# START OF DATASET SECTION

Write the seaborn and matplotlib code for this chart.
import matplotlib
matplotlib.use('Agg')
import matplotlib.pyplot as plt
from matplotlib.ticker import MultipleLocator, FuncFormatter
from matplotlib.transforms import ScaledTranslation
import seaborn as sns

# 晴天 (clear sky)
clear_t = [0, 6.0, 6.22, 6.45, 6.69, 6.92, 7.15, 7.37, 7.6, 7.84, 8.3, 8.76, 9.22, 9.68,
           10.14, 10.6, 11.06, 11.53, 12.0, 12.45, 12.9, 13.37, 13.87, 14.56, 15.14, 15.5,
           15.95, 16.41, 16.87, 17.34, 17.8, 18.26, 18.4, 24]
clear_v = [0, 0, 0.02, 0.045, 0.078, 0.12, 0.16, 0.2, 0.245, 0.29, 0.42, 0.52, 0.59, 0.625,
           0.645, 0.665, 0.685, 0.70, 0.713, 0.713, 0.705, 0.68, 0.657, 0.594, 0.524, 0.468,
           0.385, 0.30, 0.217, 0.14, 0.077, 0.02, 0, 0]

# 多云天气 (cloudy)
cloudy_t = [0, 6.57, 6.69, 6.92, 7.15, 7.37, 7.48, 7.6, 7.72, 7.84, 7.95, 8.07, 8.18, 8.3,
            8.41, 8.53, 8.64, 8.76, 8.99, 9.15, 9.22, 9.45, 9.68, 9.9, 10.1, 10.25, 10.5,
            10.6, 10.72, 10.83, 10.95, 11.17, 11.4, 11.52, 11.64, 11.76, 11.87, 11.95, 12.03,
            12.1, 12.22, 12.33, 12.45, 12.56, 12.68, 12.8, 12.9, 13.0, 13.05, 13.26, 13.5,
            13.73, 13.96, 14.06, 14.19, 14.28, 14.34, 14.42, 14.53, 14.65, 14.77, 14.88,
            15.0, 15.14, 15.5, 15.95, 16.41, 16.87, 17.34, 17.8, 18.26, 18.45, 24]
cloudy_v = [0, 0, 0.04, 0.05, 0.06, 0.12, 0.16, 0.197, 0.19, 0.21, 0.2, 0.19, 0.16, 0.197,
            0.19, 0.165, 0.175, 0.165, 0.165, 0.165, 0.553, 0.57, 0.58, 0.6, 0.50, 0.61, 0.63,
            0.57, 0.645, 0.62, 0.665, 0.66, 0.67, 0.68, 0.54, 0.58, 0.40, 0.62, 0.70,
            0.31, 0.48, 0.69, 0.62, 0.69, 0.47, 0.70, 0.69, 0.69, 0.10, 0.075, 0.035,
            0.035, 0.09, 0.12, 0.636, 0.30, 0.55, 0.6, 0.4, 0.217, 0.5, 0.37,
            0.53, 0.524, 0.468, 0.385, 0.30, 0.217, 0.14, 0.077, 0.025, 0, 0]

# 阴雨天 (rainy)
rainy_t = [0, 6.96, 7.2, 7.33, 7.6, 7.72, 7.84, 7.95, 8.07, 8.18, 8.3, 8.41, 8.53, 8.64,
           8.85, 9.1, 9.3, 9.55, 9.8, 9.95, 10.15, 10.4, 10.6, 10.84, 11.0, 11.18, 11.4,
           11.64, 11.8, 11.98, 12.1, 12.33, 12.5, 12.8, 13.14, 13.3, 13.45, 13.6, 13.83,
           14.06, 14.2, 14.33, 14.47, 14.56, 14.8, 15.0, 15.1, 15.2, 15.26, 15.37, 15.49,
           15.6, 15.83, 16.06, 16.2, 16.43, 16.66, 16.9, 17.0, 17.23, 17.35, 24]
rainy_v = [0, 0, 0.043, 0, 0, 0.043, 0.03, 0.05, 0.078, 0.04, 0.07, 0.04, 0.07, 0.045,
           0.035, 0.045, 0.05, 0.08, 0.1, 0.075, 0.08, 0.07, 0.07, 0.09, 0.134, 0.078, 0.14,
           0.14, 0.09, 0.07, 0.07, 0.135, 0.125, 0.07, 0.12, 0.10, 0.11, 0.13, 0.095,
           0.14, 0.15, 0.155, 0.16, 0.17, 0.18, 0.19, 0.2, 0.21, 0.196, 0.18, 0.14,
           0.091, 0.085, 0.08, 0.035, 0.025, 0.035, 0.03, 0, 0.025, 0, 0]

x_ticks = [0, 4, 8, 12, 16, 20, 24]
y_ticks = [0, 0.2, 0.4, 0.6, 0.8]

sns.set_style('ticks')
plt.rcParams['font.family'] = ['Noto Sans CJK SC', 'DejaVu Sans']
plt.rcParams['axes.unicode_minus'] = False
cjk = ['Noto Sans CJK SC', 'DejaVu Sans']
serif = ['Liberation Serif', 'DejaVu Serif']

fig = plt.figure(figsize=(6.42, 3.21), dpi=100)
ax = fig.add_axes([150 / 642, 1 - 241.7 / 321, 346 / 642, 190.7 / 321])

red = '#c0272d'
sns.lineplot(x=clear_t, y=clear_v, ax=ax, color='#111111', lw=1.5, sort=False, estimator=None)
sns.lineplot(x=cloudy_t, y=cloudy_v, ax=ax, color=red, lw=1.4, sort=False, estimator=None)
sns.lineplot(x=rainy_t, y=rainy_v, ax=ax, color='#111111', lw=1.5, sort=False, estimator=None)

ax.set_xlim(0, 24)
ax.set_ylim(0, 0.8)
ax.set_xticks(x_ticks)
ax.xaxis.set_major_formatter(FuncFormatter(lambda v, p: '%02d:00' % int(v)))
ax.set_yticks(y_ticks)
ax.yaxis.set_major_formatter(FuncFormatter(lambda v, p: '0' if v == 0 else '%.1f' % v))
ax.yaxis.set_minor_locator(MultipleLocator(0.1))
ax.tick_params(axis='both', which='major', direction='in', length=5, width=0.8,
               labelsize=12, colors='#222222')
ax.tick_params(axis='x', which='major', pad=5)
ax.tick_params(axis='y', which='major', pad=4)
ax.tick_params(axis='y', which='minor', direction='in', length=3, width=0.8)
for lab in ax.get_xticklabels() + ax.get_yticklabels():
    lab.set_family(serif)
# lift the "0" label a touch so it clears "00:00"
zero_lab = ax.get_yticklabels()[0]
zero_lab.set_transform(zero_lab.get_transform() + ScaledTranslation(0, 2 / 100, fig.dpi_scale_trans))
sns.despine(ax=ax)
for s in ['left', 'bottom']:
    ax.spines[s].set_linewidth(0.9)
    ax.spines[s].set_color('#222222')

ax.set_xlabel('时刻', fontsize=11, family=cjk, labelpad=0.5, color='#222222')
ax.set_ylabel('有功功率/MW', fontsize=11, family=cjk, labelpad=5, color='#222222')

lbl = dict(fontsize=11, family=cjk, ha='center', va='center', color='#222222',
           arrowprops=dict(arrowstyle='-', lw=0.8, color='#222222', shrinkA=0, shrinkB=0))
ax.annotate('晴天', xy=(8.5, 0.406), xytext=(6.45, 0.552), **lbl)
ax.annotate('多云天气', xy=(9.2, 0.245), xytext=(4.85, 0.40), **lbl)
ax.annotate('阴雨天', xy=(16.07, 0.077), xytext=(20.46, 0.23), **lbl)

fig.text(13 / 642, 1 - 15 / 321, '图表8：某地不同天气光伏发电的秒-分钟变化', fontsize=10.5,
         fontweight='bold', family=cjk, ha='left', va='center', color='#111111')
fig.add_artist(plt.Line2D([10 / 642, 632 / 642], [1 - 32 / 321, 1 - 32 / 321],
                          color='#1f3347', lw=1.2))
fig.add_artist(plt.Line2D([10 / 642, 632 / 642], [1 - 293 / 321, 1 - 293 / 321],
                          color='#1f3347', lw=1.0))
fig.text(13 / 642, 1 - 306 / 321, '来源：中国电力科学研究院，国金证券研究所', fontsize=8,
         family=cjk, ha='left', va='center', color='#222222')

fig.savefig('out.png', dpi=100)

# END OF DATASET SECTION

Return every line of the material exactly.

COMPLETED TASK
Write the seaborn and matplotlib code for this chart.
import matplotlib
matplotlib.use('Agg')
import matplotlib.pyplot as plt
from matplotlib.ticker import MultipleLocator, FuncFormatter
from matplotlib.transforms import ScaledTranslation
import seaborn as sns

# 晴天 (clear sky)
clear_t = [0, 6.0, 6.22, 6.45, 6.69, 6.92, 7.15, 7.37, 7.6, 7.84, 8.3, 8.76, 9.22, 9.68,
           10.14, 10.6, 11.06, 11.53, 12.0, 12.45, 12.9, 13.37, 13.87, 14.56, 15.14, 15.5,
           15.95, 16.41, 16.87, 17.34, 17.8, 18.26, 18.4, 24]
clear_v = [0, 0, 0.02, 0.045, 0.078, 0.12, 0.16, 0.2, 0.245, 0.29, 0.42, 0.52, 0.59, 0.625,
           0.645, 0.665, 0.685, 0.70, 0.713, 0.713, 0.705, 0.68, 0.657, 0.594, 0.524, 0.468,
           0.385, 0.30, 0.217, 0.14, 0.077, 0.02, 0, 0]

# 多云天气 (cloudy)
cloudy_t = [0, 6.57, 6.69, 6.92, 7.15, 7.37, 7.48, 7.6, 7.72, 7.84, 7.95, 8.07, 8.18, 8.3,
            8.41, 8.53, 8.64, 8.76, 8.99, 9.15, 9.22, 9.45, 9.68, 9.9, 10.1, 10.25, 10.5,
            10.6, 10.72, 10.83, 10.95, 11.17, 11.4, 11.52, 11.64, 11.76, 11.87, 11.95, 12.03,
            12.1, 12.22, 12.33, 12.45, 12.56, 12.68, 12.8, 12.9, 13.0, 13.05, 13.26, 13.5,
            13.73, 13.96, 14.06, 14.19, 14.28, 14.34, 14.42, 14.53, 14.65, 14.77, 14.88,
            15.0, 15.14, 15.5, 15.95, 16.41, 16.87, 17.34, 17.8, 18.26, 18.45, 24]
cloudy_v = [0, 0, 0.04, 0.05, 0.06, 0.12, 0.16, 0.197, 0.19, 0.21, 0.2, 0.19, 0.16, 0.197,
            0.19, 0.165, 0.175, 0.165, 0.165, 0.165, 0.553, 0.57, 0.58, 0.6, 0.50, 0.61, 0.63,
            0.57, 0.645, 0.62, 0.665, 0.66, 0.67, 0.68, 0.54, 0.58, 0.40, 0.62, 0.70,
            0.31, 0.48, 0.69, 0.62, 0.69, 0.47, 0.70, 0.69, 0.69, 0.10, 0.075, 0.035,
            0.035, 0.09, 0.12, 0.636, 0.30, 0.55, 0.6, 0.4, 0.217, 0.5, 0.37,
            0.53, 0.524, 0.468, 0.385, 0.30, 0.217, 0.14, 0.077, 0.025, 0, 0]

# 阴雨天 (rainy)
rainy_t = [0, 6.96, 7.2, 7.33, 7.6, 7.72, 7.84, 7.95, 8.07, 8.18, 8.3, 8.41, 8.53, 8.64,
           8.85, 9.1, 9.3, 9.55, 9.8, 9.95, 10.15, 10.4, 10.6, 10.84, 11.0, 11.18, 11.4,
           11.64, 11.8, 11.98, 12.1, 12.33, 12.5, 12.8, 13.14, 13.3, 13.45, 13.6, 13.83,
           14.06, 14.2, 14.33, 14.47, 14.56, 14.8, 15.0, 15.1, 15.2, 15.26, 15.37, 15.49,
           15.6, 15.83, 16.06, 16.2, 16.43, 16.66, 16.9, 17.0, 17.23, 17.35, 24]
rainy_v = [0, 0, 0.043, 0, 0, 0.043, 0.03, 0.05, 0.078, 0.04, 0.07, 0.04, 0.07, 0.045,
           0.035, 0.045, 0.05, 0.08, 0.1, 0.075, 0.08, 0.07, 0.07, 0.09, 0.134, 0.078, 0.14,
           0.14, 0.09, 0.07, 0.07, 0.135, 0.125, 0.07, 0.12, 0.10, 0.11, 0.13, 0.095,
           0.14, 0.15, 0.155, 0.16, 0.17, 0.18, 0.19, 0.2, 0.21, 0.196, 0.18, 0.14,
           0.091, 0.085, 0.08, 0.035, 0.025, 0.035, 0.03, 0, 0.025, 0, 0]

x_ticks = [0, 4, 8, 12, 16, 20, 24]
y_ticks = [0, 0.2, 0.4, 0.6, 0.8]

sns.set_style('ticks')
plt.rcParams['font.family'] = ['Noto Sans CJK SC', 'DejaVu Sans']
plt.rcParams['axes.unicode_minus'] = False
cjk = ['Noto Sans CJK SC', 'DejaVu Sans']
serif = ['Liberation Serif', 'DejaVu Serif']

fig = plt.figure(figsize=(6.42, 3.21), dpi=100)
ax = fig.add_axes([150 / 642, 1 - 241.7 / 321, 346 / 642, 190.7 / 321])

red = '#c0272d'
sns.lineplot(x=clear_t, y=clear_v, ax=ax, color='#111111', lw=1.5, sort=False, estimator=None)
sns.lineplot(x=cloudy_t, y=cloudy_v, ax=ax, color=red, lw=1.4, sort=False, estimator=None)
sns.lineplot(x=rainy_t, y=rainy_v, ax=ax, color='#111111', lw=1.5, sort=False, estimator=None)

ax.set_xlim(0, 24)
ax.set_ylim(0, 0.8)
ax.set_xticks(x_ticks)
ax.xaxis.set_major_formatter(FuncFormatter(lambda v, p: '%02d:00' % int(v)))
ax.set_yticks(y_ticks)
ax.yaxis.set_major_formatter(FuncFormatter(lambda v, p: '0' if v == 0 else '%.1f' % v))
ax.yaxis.set_minor_locator(MultipleLocator(0.1))
ax.tick_params(axis='both', which='major', direction='in', length=5, width=0.8,
               labelsize=12, colors='#222222')
ax.tick_params(axis='x', which='major', pad=5)
ax.tick_params(axis='y', which='major', pad=4)
ax.tick_params(axis='y', which='minor', direction='in', length=3, width=0.8)
for lab in ax.get_xticklabels() + ax.get_yticklabels():
    lab.set_family(serif)
# lift the "0" label a touch so it clears "00:00"
zero_lab = ax.get_yticklabels()[0]
zero_lab.set_transform(zero_lab.get_transform() + ScaledTranslation(0, 2 / 100, fig.dpi_scale_trans))
sns.despine(ax=ax)
for s in ['left', 'bottom']:
    ax.spines[s].set_linewidth(0.9)
    ax.spines[s].set_color('#222222')

ax.set_xlabel('时刻', fontsize=11, family=cjk, labelpad=0.5, color='#222222')
ax.set_ylabel('有功功率/MW', fontsize=11, family=cjk, labelpad=5, color='#222222')

lbl = dict(fontsize=11, family=cjk, ha='center', va='center', color='#222222',
           arrowprops=dict(arrowstyle='-', lw=0.8, color='#222222', shrinkA=0, shrinkB=0))
ax.annotate('晴天', xy=(8.5, 0.406), xytext=(6.45, 0.552), **lbl)
ax.annotate('多云天气', xy=(9.2, 0.245), xytext=(4.85, 0.40), **lbl)
ax.annotate('阴雨天', xy=(16.07, 0.077), xytext=(20.46, 0.23), **lbl)

fig.text(13 / 642, 1 - 15 / 321, '图表8：某地不同天气光伏发电的秒-分钟变化', fontsize=10.5,
         fontweight='bold', family=cjk, ha='left', va='center', color='#111111')
fig.add_artist(plt.Line2D([10 / 642, 632 / 642], [1 - 32 / 321, 1 - 32 / 321],
                          color='#1f3347', lw=1.2))
fig.add_artist(plt.Line2D([10 / 642, 632 / 642], [1 - 293 / 321, 1 - 293 / 321],
                          color='#1f3347', lw=1.0))
fig.text(13 / 642, 1 - 306 / 321, '来源：中国电力科学研究院，国金证券研究所', fontsize=8,
         family=cjk, ha='left', va='center', color='#222222')

fig.savefig('out.png', dpi=100)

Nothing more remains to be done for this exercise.